Selebihnya, Bawaslu menyoroti soal proses penyelesaian sengketa hasil pemilu yang harus dipercepat supaya tidak bertubrukan dengan tahapan pilkada.
Ia juga menyoroti potensi kerawanan dari segi ketiadaan perbantuan personel keamanan antarwilayah, karena masing-masing dari 545 daerah akan melakukan coblosan pilkada serentak.
Kendati demikian, Bawaslu mengeklaim siap menghadapi percepatan Pilkada 2024.
“Kami mengikuti apa yang diputuskan, namun ada beberapa catatan yang harus dipenuhi,” kata Herwyn.
Dalam pemaparannya, Mendagri Tito Karnavian mengeklaim bahwa UU Pilkada mengamanatkan keserentakan pelantikan pejabat di daerah, baik legislatif maupun eksekutif, pada tahun yang sama.
UU itu juga dianggap mengamanatkan supaya pelantikan pejabat daerah dilakukan pada tahun yang sama dengan pejabat di tingkat pusat.
Tito menilai, keserentakan itu akan merapikan tata kelola pemerintahan dari pusat sampai daerah yang selama ini dianggap tidak sinkron karena masa jabatan yang tidak serentak dan bervariasi.
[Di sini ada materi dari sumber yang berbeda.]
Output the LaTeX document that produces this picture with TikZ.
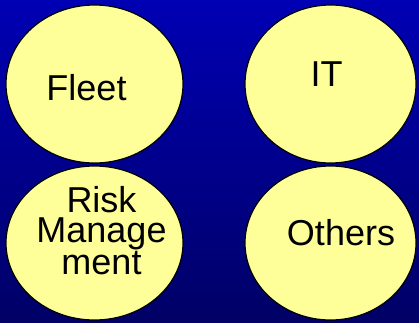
\documentclass[tikz,border=0pt]{standalone}
\usepackage{fontspec}
\setmainfont{Liberation Sans}
\usepackage{tikz}
\usetikzlibrary{calc,positioning,shapes.geometric}
\definecolor{bgtop}{RGB}{0,0,180}
\definecolor{bgbot}{RGB}{0,0,102}
\definecolor{bubblefill}{RGB}{255,255,153}
\tikzset{%
	bubble/.style = {draw=black, line width=1.2pt, fill=bubblefill, ellipse, inner sep=0pt}, % Circle
	lbl/.style    = {inner sep=0pt, align=center, font=\fontsize{36}{30.5}\selectfont}, % Text
}

\begin{document}
\begin{tikzpicture}[x=1pt,y=1pt]
	% background
	\shade[top color=bgtop,bottom color=bgbot] (0,0) rectangle (419,-322);
	\useasboundingbox (0,0) rectangle (419,-322);
	
	\node [bubble,minimum width=177pt,minimum height=158pt] (fleet) at (94.5,-84) {};
	\node [bubble,minimum width=171pt,minimum height=158pt] (it) at (330.5,-84) {};
	\node [bubble,minimum width=177pt,minimum height=154pt] (risk) at (94.5,-243) {};
	\node [bubble,minimum width=171pt,minimum height=154pt] (others) at (330.5,-243) {};
	
	\node [lbl,anchor=base] (fleettxt) at ($(fleet)+(-8,-16)$) {Fleet};
	\node [lbl,anchor=base] (ittxt) at ($(it)+(-4,-2)$) {IT};
	\node [lbl] (risktxt) at ($(risk)+(7,12.5)$) {Risk\\Manage\\ment};
	\node [lbl,anchor=base] (otherstxt) at ($(others)+(10.5,-2)$) {Others};
\end{tikzpicture}
\end{document}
Ia memberi contoh bahwa kota/kabupaten dalam provinsi yang sama bisa jadi mempunyai Rencana Program Jangka Menengah Daerah (RPJMD) yang tak sinkron satu sama lain karena tak didesain serentak.
Begitu pula, provinsi di pulau yang sama juga berlainan RPJMD-nya dan tak saling menopang. Belum lagi membandingkannya dengan RPJM tingkat nasional yang boleh jadi juga tak sama.
Tito beranggapan bahwa situasi ini menghambat pembangunan nasional, karena banyak proyek strategis tak dieksekusi dengan baik lantaran perbedaan di tingkat daerah tadi.
Ia memberi contoh, proyek strategis nasional pembangunan jalan tol bisa jadi tak berjalan mulus karena tak dibarengi penyediaan jalan provinsi dan jalan kabupaten/kota yang dirancang menunjang keberadaan tol tersebut.
Di samping itu, jika pilkada tak dipercepat, pemerintah khawatir pada 2025 nanti ada 545 daerah yang akan dipimpin oleh penjabat kepala daerah yang notabene bukan jabatan definitif.
Sebab, berdasarkan UU Pilkada, tak ada lagi kepala daerah definitif setelah 31 Desember 2024. Penjabat kepala daerah tak mempunyai kewenangan untuk mengambil keputusan dan kebijakan strategis.
Menurut Tito, hal-hal tadi sudah memenuhi unsur kemendesakan yang menjadi prasyarat terbitnya perppu.
Rapat kerja ini menghasilkan dua kesimpulan.
Komisi II DPR RI memahami niat pemerintah mempercepat pilkada.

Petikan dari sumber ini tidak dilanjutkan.